POJ - 1979：Red and Black

POJ - 1979：Red and Black

来源：

标签：

参考资料：

相似题目：

题目

There is a rectangular room, covered with square tiles. Each tile is colored either red or black. A man is standing on a black tile. From a tile, he can move to one of four adjacent tiles. But he can’t move on red tiles, he can move only on black tiles.
Write a program to count the number of black tiles which he can reach by repeating the moves described above.

输入

The input consists of multiple data sets. A data set starts with a line containing two positive integers W and H; W and H are the numbers of tiles in the x- and y- directions, respectively. W and H are not more than 20.
There are H more lines in the data set, each of which includes W characters.

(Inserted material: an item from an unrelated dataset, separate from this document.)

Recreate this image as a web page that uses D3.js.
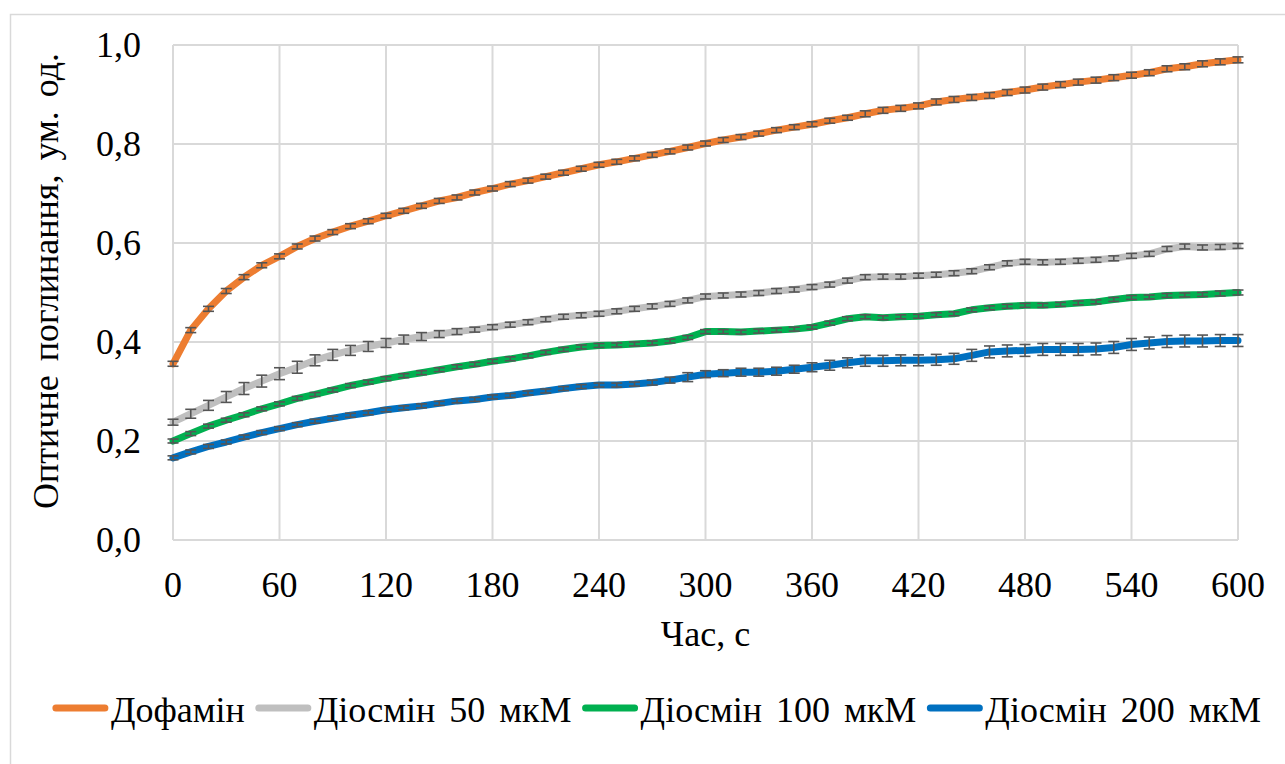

Each character represents the color of a tile as follows.
‘.’ - a black tile
‘#’ - a red tile
‘@’ - a man on a black tile(appears exactly once in a data set)
The end of the input is indicated by a line consisting of two zeros.

输出

For each data set, your program should output a line which contains the number of tiles he can reach from the initial tile (including itself).

输入样例

6 9
....#.
.....#
......
......
......
......
......
#@...#
.#..#.
11 9
.#.........
.#.#######.
.#.#.....#.
.#.#.###.#.
.#.#..@#.#.
.#.#####.#.
.#.......#.
.#########.
...........
11 6
..#..#..#..
..#..#..#..
..#..#..###
..#..#..#@.
..#..#..#..
..#..#..#..
7 7
..#.#..
..#.#..
###.###
...@...
###.###
..#.#..
..#.#..
0 0

输出样例

45
59
6
13

解题思路

参考代码

#include<stdio.h>
int row,col;
const int maxn=25;
char arr[maxn][maxn];
int dx[4]={1,0,-1,0},dy[4]={0,1,0,-1};//方向向量
int ans;

void dfs(int x,int y)
{
    arr[x][y]='@';
    for(int i=0;i<4;i++)
    {
        int nx=x+dx[i],ny=y+dy[i];
        if(0<=nx && nx<row && 0<=ny && ny<col && arr[nx][ny]=='.')
        {
            ans++;
            dfs(nx,ny);
        }
    }
}

int main()
{
    while(scanf("%d%d",&col,&row)==2)
    {
        if(row==0 && col==0) break;
    while(getchar()!='\n');//清除缓冲区
        int i,j;
        int posx,posy;
        for(i=0;i<row;i++)
        {
            for(j=0;j<col;j++)
            {
                arr[i][j]=getchar();
                //记录起始位置
                if(arr[i][j]=='@')
                {
                    posx=i;
                    posy=j;
                }
            }
            while(getchar()!='\n');
        }
        ans=0;//清零
        dfs(posx,posy);
        printf("%d\n",ans+1);
    }
    return 0;
}